Make sure your items aren't to cold (70 degree's I think)

You said you recall that you don't need to mix this batter to much but if you don't cream the fat and sugar properly you won't get a good cell structure to hold the water. One more idea is that your adding ingredients to fast? are you alternating wet and dry?

I know we have some pastry chefs here that can give you exact reasons why, but I hope I'm on the right track, Momo?


----------



## thebighat (Feb 21, 2001)

whole eggs 3 lb 5 oz
liquid shortening 1 lb 4 oz
milk 1 lb
vanilla 2 oz
sugar 2 lb 8 oz
cake flour 2 lb
baking powder 2.25 oz
salt .75 oz

Put all liquid ingredients in mixer bowl. Sift all dry ingredients. Place dry on wet, mix on low for 30 seconds to moisten. Whip 4 minutes on high, scrape down, mix 3 minutes on medium. Scale 1 lb 7 oz to a 9" pan, 350 till golden brown.

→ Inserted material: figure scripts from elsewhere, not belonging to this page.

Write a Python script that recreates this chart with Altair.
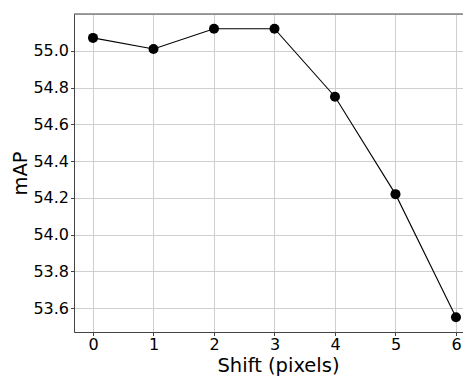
import altair as alt
import pandas as pd

shift = [0, 1, 2, 3, 4, 5, 6]
mAP = [55.07, 55.01, 55.12, 55.12, 54.75, 54.22, 53.55]
y_ticks = [53.6, 53.8, 54.0, 54.2, 54.4, 54.6, 54.8, 55.0]

df = pd.DataFrame({"shift": shift, "mAP": mAP})

FONT = "DejaVu Sans"
AXC = "#444444"
GRID = "#cfcfcf"
W, H = 389, 318

x = alt.X("shift:Q", scale=alt.Scale(domain=[-0.314, 6.116], nice=False, zero=False),
          axis=alt.Axis(values=shift, title="Shift (pixels)", format="d",
                        titleFontSize=19.5, titleFont=FONT, titleFontWeight="normal",
                        titleColor="black", titlePadding=4, titleX=204,
                        labelFontSize=16, labelFont=FONT, labelColor="black",
                        labelPadding=1, tickSize=3.5, tickColor=AXC, domainColor=AXC,
                        gridColor=GRID, labelFlush=False))
y = alt.Y("mAP:Q", scale=alt.Scale(domain=[53.47, 55.2], nice=False, zero=False),
          axis=alt.Axis(values=y_ticks, format=".1f", title="mAP",
                        titleFontSize=19.5, titleFont=FONT, titleFontWeight="normal",
                        titleColor="black", titlePadding=2,
                        labelFontSize=16, labelFont=FONT, labelColor="black",
                        labelPadding=2, tickSize=3.5, tickColor=AXC, domainColor=AXC,
                        gridColor=GRID))

base = alt.Chart(df).encode(x=x, y=y)
line = base.mark_line(color="black", strokeWidth=1.1)
pts = base.mark_point(filled=True, color="black", size=100, opacity=1)
top = alt.Chart(pd.DataFrame({"k": [0]})).mark_rule(color=AXC, strokeWidth=1).encode(
    x=alt.value(0), x2=alt.value(W), y=alt.value(0))

chart = (line + pts + top).properties(
    width=W, height=H,
    autosize=alt.AutoSizeParams(type="none"),
    padding={"left": 66, "top": 6, "right": 0, "bottom": 45},
).configure_view(stroke=None).configure(background="white")

chart.save("out.html", embed_options={"renderer": "svg", "actions": False})
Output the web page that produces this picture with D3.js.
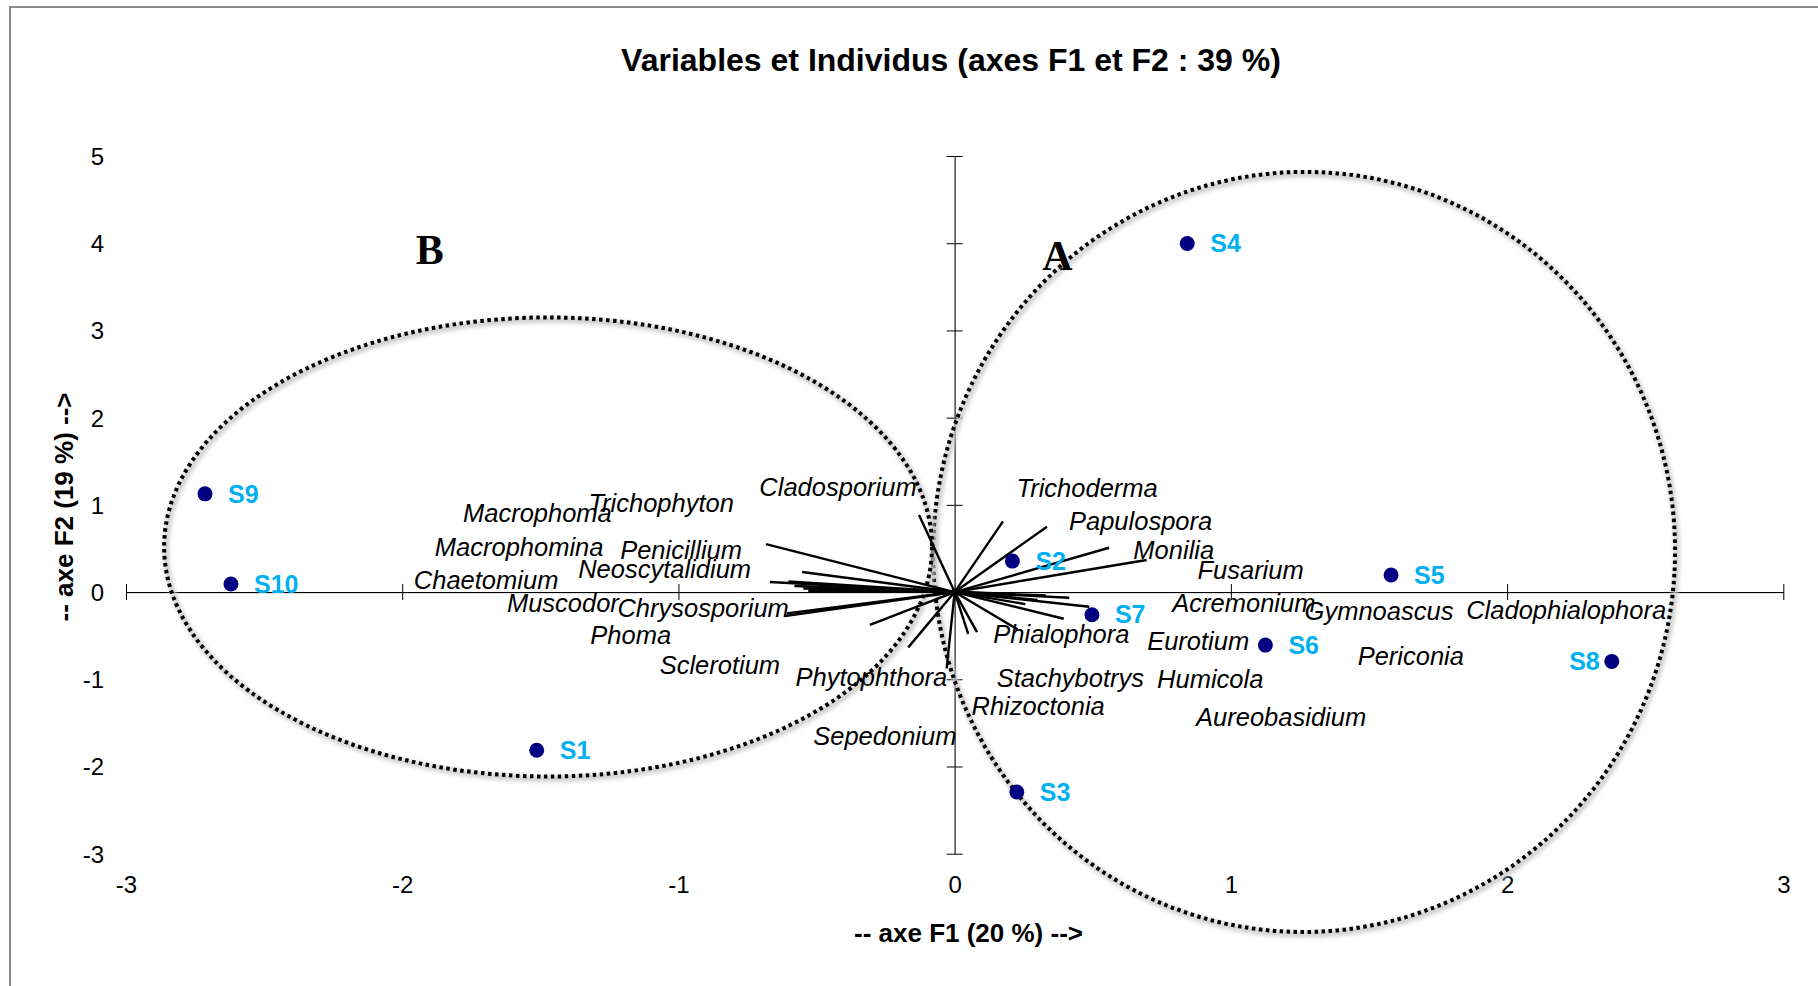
<!DOCTYPE html>
<html>
<head>
<meta charset="utf-8">
<script src="https://cdn.jsdelivr.net/npm/d3@7"></script>
<style>
  html, body { margin: 0; padding: 0; background: #fff; }
  svg { display: block; }
</style>
</head>
<body>
<svg id="chart" width="1818" height="986"></svg>
<script>
// ---------------- DATA ----------------
const title = "Variables et Individus (axes F1 et F2 : 39 %)";
const xTitle = "-- axe F1 (20 %) -->";
const yTitle = "-- axe F2 (19 %) -->";
const xTicks = [-3, -2, -1, 0, 1, 2, 3];
const yTicks = [-3, -2, -1, 0, 1, 2, 3, 4, 5];

// Individuals (observations)
const indNames = ["S1", "S2", "S3", "S4", "S5", "S6", "S7", "S8", "S9", "S10"];
const indF1 = [-1.513, 0.209, 0.225, 0.842, 1.580, 1.125, 0.497, 2.379, -2.714, -2.620];
const indF2 = [-1.813, 0.355, -2.292, 3.997, 0.195, -0.608, -0.260, -0.795, 1.126, 0.092];
const indLabelLeft = ["S8"];

// Variables (vectors) : end coordinates and label anchor (data units)
const varNames = ["Cladosporium", "Trichophyton", "Macrophoma", "Macrophomina", "Penicillium",
  "Neoscytalidium", "Chaetomium", "Muscodor", "Chrysosporium", "Phoma", "Sclerotium",
  "Phytophthora", "Sepedonium", "Trichoderma", "Papulospora", "Monilia", "Fusarium",
  "Acremonium", "Gymnoascus", "Cladophialophora", "Phialophora", "Eurotium", "Periconia",
  "Stachybotrys", "Humicola", "Rhizoctonia", "Aureobasidium"];
const varF1 = [-0.129, -0.683, -0.548, -0.669, -0.552, -0.602, -0.530, -0.580, -0.608, -0.615, -0.307,
  -0.168, -0.029, 0.175, 0.334, 0.559, 0.695, 0.415, 0.256, 0.487, 0.228, 0.395, 0.330,
  0.081, 0.300, 0.049, 0.200];
const varF2 = [0.883, 0.550, 0.040, 0.115, 0.230, 0.123, 0.015, 0.070, -0.245, -0.275, -0.375,
  -0.634, -0.874, 0.811, 0.749, 0.508, 0.367, -0.065, -0.138, -0.168, -0.428, -0.306, -0.040,
  -0.460, -0.090, -0.480, -0.020];
const varLabelF1 = [-0.707, -1.326, -1.780, -1.882, -1.211, -1.363, -1.958, -1.621, -1.221, -1.319, -1.068,
  -0.576, -0.512, 0.224, 0.414, 0.647, 0.879, 0.788, 1.267, 1.852, 0.140, 0.697, 1.459,
  0.152, 0.733, 0.061, 0.874];
const varLabelF2 = [1.209, 1.018, 0.904, 0.521, 0.483, 0.261, 0.139, -0.128, -0.186, -0.492, -0.836,
  -0.970, -1.650, 1.190, 0.819, 0.483, 0.253, -0.122, -0.213, -0.205, -0.480, -0.557, -0.729,
  -0.989, -1.000, -1.306, -1.436];

// Group annotations (data units)
const groupNames = ["A", "B"];
const groupLabelF1 = [0.372, -1.900];
const groupLabelF2 = [3.859, 3.931];
const groupCenterF1 = [1.265, -1.472];
const groupCenterF2 = [0.460, 0.517];
const groupRadF1 = [1.343, 1.390];
const groupRadF2 = [4.358, 2.632];
const groupTilt = [3.4, 0];

// ---------------- CHART ----------------
const SANS = '"Liberation Sans", Arial, sans-serif';
const SERIF = '"Liberation Serif", "Times New Roman", serif';
const svg = d3.select("#chart").style("font-family", SANS);
const W = 1818, H = 986;

const xs = d3.scaleLinear().domain([-3, 3]).range([126, 1783.3]);
const ys = d3.scaleLinear().domain([-3, 5]).range([853.7, 156]);

const defs = svg.append("defs");
const f = defs.append("filter").attr("id", "blur").attr("x", "-20%").attr("y", "-20%").attr("width", "140%").attr("height", "140%");
f.append("feGaussianBlur").attr("stdDeviation", 2.2);

// frame (chart area border, partially visible)
svg.append("rect").attr("x", 10).attr("y", 7).attr("width", W + 50).attr("height", H + 50)
  .attr("fill", "#fff").attr("stroke", "#8c8c8c").attr("stroke-width", 2);

// title
svg.append("text").attr("x", 951).attr("y", 60).attr("text-anchor", "middle")
  .attr("dominant-baseline", "central").attr("font-size", 32).attr("font-weight", "bold").text(title);

// axis titles
svg.append("text").attr("x", 968.5).attr("y", 933).attr("text-anchor", "middle")
  .attr("dominant-baseline", "central").attr("font-size", 26).attr("font-weight", "bold").text(xTitle);
svg.append("text").attr("transform", "translate(64,507) rotate(-90)").attr("text-anchor", "middle")
  .attr("dominant-baseline", "central").attr("font-size", 26).attr("font-weight", "bold").text(yTitle);

// axes lines with crossing ticks
const gxA = svg.append("g").attr("transform", `translate(0,${ys(0)})`);
gxA.append("g").call(d3.axisBottom(xs).tickValues(xTicks).tickSize(8).tickSizeOuter(0).tickFormat(""));
gxA.append("g").call(d3.axisTop(xs).tickValues(xTicks).tickSize(8).tickSizeOuter(0).tickFormat(""));
const gyA = svg.append("g").attr("transform", `translate(${xs(0)},0)`);
gyA.append("g").call(d3.axisLeft(ys).tickValues(yTicks).tickSize(8).tickSizeOuter(0).tickFormat(""));
gyA.append("g").call(d3.axisRight(ys).tickValues(yTicks).tickSize(8).tickSizeOuter(0).tickFormat(""));
svg.selectAll(".domain, .tick line").attr("stroke", "#000").attr("stroke-width", 1);
gyA.selectAll(".domain").attr("stroke", "#444");

// tick labels at low position (plain hyphen minus, as in the reference)
const fmt = d => String(d);
const gxL = svg.append("g").attr("transform", "translate(0,885)")
  .call(d3.axisBottom(xs).tickValues(xTicks).tickSize(0).tickPadding(0).tickFormat(fmt));
gxL.select(".domain").remove();
gxL.selectAll("text").attr("y", 0).attr("dy", "0.35em");
const gyL = svg.append("g").attr("transform", "translate(104,0)")
  .call(d3.axisLeft(ys).tickValues(yTicks).tickSize(0).tickPadding(0).tickFormat(fmt));
gyL.select(".domain").remove();
gyL.selectAll("text").attr("dy", "0.35em");
[gxL, gyL].forEach(g => g.attr("font-family", null).attr("font-size", null));
svg.selectAll(".tick text").attr("font-size", 24).attr("fill", "#000").style("font-family", SANS);

// group ellipses
const groups = groupNames.map((n, i) => ({
  name: n, lx: groupLabelF1[i], ly: groupLabelF2[i],
  cx: groupCenterF1[i], cy: groupCenterF2[i], rx: groupRadF1[i], ry: groupRadF2[i], tilt: groupTilt[i]
}));
const eg = svg.append("g");
groups.forEach(g => {
  const cx = xs(g.cx), cy = ys(g.cy);
  const rx = xs(g.cx + g.rx) - xs(g.cx), ry = ys(g.cy) - ys(g.cy + g.ry);
  eg.append("ellipse").attr("cx", cx + 2).attr("cy", cy + 2.5).attr("rx", rx).attr("ry", ry)
    .attr("transform", `rotate(${g.tilt},${cx},${cy})`)
    .attr("fill", "none").attr("stroke", "#c8c8c8").attr("stroke-width", 5).attr("filter", "url(#blur)");
  eg.append("ellipse").attr("cx", cx).attr("cy", cy).attr("rx", rx).attr("ry", ry)
    .attr("transform", `rotate(${g.tilt},${cx},${cy})`)
    .attr("fill", "none").attr("stroke", "#000").attr("stroke-width", 4).attr("stroke-dasharray", "3.5 3.5");
});

// variable vectors
const vars = varNames.map((n, i) => ({ name: n, x: varF1[i], y: varF2[i], lx: varLabelF1[i], ly: varLabelF2[i] }));
svg.append("g").selectAll("line").data(vars).join("line")
  .attr("x1", xs(0)).attr("y1", ys(0))
  .attr("x2", d => xs(d.x)).attr("y2", d => ys(d.y))
  .attr("stroke", "#000").attr("stroke-width", 2.4);
svg.append("g").selectAll("text").data(vars).join("text")
  .attr("x", d => xs(d.lx)).attr("y", d => ys(d.ly)).attr("dy", "0.35em")
  .attr("font-size", 25.5).attr("font-style", "italic").attr("fill", "#000")
  .text(d => d.name);

// individuals
const inds = indNames.map((n, i) => ({ name: n, x: indF1[i], y: indF2[i] }));
svg.append("g").selectAll("circle").data(inds).join("circle")
  .attr("cx", d => xs(d.x)).attr("cy", d => ys(d.y)).attr("r", 7.5).attr("fill", "#000080");
svg.append("g").selectAll("text").data(inds).join("text")
  .attr("x", d => indLabelLeft.includes(d.name) ? xs(d.x) - 12 : xs(d.x) + 23)
  .attr("y", d => ys(d.y)).attr("dy", "0.35em")
  .attr("text-anchor", d => indLabelLeft.includes(d.name) ? "end" : "start")
  .attr("font-size", 25).attr("font-weight", "bold").attr("fill", "#00B0F0")
  .text(d => d.name);

// group letters
svg.append("g").selectAll("text").data(groups).join("text")
  .attr("x", d => xs(d.lx)).attr("y", d => ys(d.ly)).attr("dy", "0.35em")
  .attr("text-anchor", "middle").attr("font-size", 42).attr("font-weight", "bold")
  .style("font-family", SERIF)
  .text(d => d.name);
</script>
</body>
</html>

All purpose flour will work, won't be as tender, but don't try it with high gluten. It sounds like you might have mis-scaled the baking powder.


----------



## wsd (Apr 15, 2004)

Thanks a lot for your help.


----------



## wizcat3 (Jun 4, 2003)

thebighat, do you really mean "beat at high speed for 4 minutes" ?? and then an additional 3 minutes. Maybe I'm wrong, but it seems a long time to be mixing flour/dry ingredients into the wet batter, even in a 20 qt mixer. Please commet, thanks.


----------



## thebighat (Feb 21, 2001)

Nope, that's correct as written. It works. Don't ask why..liquid shortening is strange stuff.


----------



## wsd (Apr 15, 2004)

thebighat gave me a recipe for a yellow cake using fluid flex that I live by. Do you have any chocolate cake recipes usuing fluid flex as well?


----------



## cookiejar (Feb 13, 2006)

Guys, 
What the heck is "fluid flex"? I've been baking forever (my main passion) but this is the first time I've heard of it. I'm assuming it's a liquid shortening...what are the advantages of it over shortening or butter? Where do you get it?


----------



## kelleybean (Oct 12, 2005)

Cookiejar,

I had that same question. I looked it up on ask.com and this is what I gound.


"Fluid Flex is a semi-liquid shortening and can be purchased through a bakery products purveyer. Sexton, Rykoff, D.Rosen are examples. Liquid shortening is the generic name if they carry another brand. It does wonders for uniformity of product. You can substitute 3 parts partially hydrogenated shortening (Hi-Ratio Shortening) to 1 part veg oil."

I'll have to give it a try one of these days.


----------



## cookiejar (Feb 13, 2006)

Wow!!! Who knew? Does this make it a health food since it's relacing a partially hydrogenated product? This can get confusing when science and technology get into the kitchen!


----------



## kelleybean (Oct 12, 2005)

I have absolutely no idea. It would make sence though but since I had no clue:lol: as to what "fluid flex" was until I looked it up I can't tell you anything about it.


----------



## cookiejar (Feb 13, 2006)

Thanks KelleyBean. I'm going to do a little research of my own. My daughter is a vegan who also doesn't eat hydrogenated anything (Yikes!!) and this would be particularly interesting to her.


----------